J'ai souvent été interrogée sur mes titres et j'en ai souvent parlé dans d'autres entretiens (voir par exemple l'entretien de mon catalogue). Mes titres d'expositions personnelles (solo show) sont des sortes de programme. Je les trouve bien avant d'avoir fait les pièces qui composeront l'exposition, ils me guident en quelque sorte. Il m'arrive aussi de les changer en cours de travail.
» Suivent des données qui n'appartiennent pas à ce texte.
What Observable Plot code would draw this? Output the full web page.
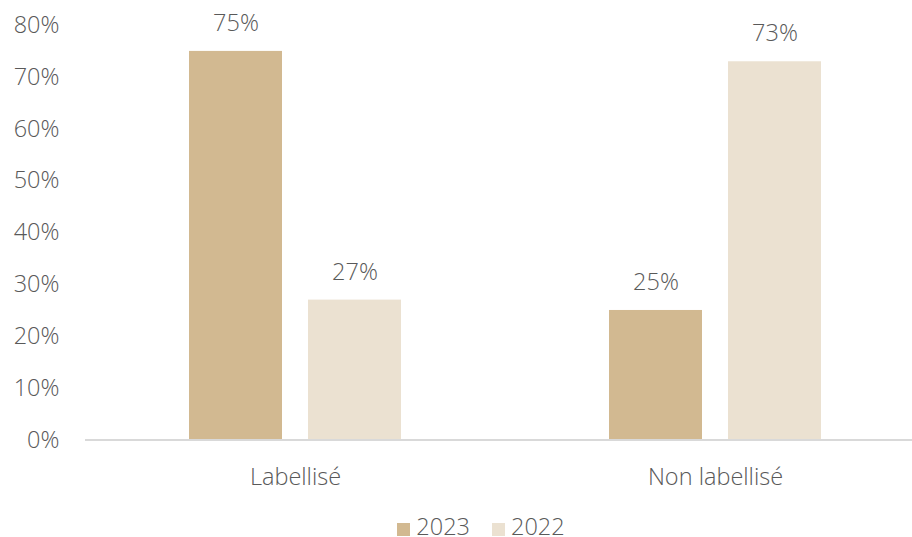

Par exemple, l'exposition au CREDAC, au départ, devait s'intituler Le castellet, la vulve et le patron et finalement je trouvais qu'associer trois noms communs était ce que j'avais déjà fait pour mon exposition solo au Parc Saint Léger à Pougues-les-eaux ou l'exposition s'intitulait: L'oeuf et les sandales. J'ai donc finalement choisi J'aime le rose pâle et les femmes ingrates, aussi en hommage à Gertrude Stein et Violette Leduc, deux femmes autrices, lesbiennes que j'admire pour leur franchise. J'aime m'exprimer parfois à la première personne à travers un titre parce que c'est inconfortable, je dis d'emblée mon point de vue, c'est osé.
En les nommant de la sorte, y-a-t-il une volonté de jouer sur l’absurde pour mieux perturber les d’interprétations des spectateurs ?
Non, rien est absurde, je ne connais pas l’absurde. La construction de mes titres s'appuie également sur des ellipses et des sensations souvent liées à la langue (l'organe), au goût et aux textures que l'on ressent par la bouche. Force est de constater que c'est très lié à la question de l'érotisme et des états d'âme. Quant au titre de mes pièces, ce peut-être différent, surtout pour mes sculptures anthropomorphes. Je les nomme en soulignant l'une de leur caractéristiques physiques (La Blonde, Le Moche, Le Géant...) ou bien simplement par des prénoms. C’est le cas de mes marionnettes par exemple. Leurs titres sont donnés une fois qu'elles sont réalisées.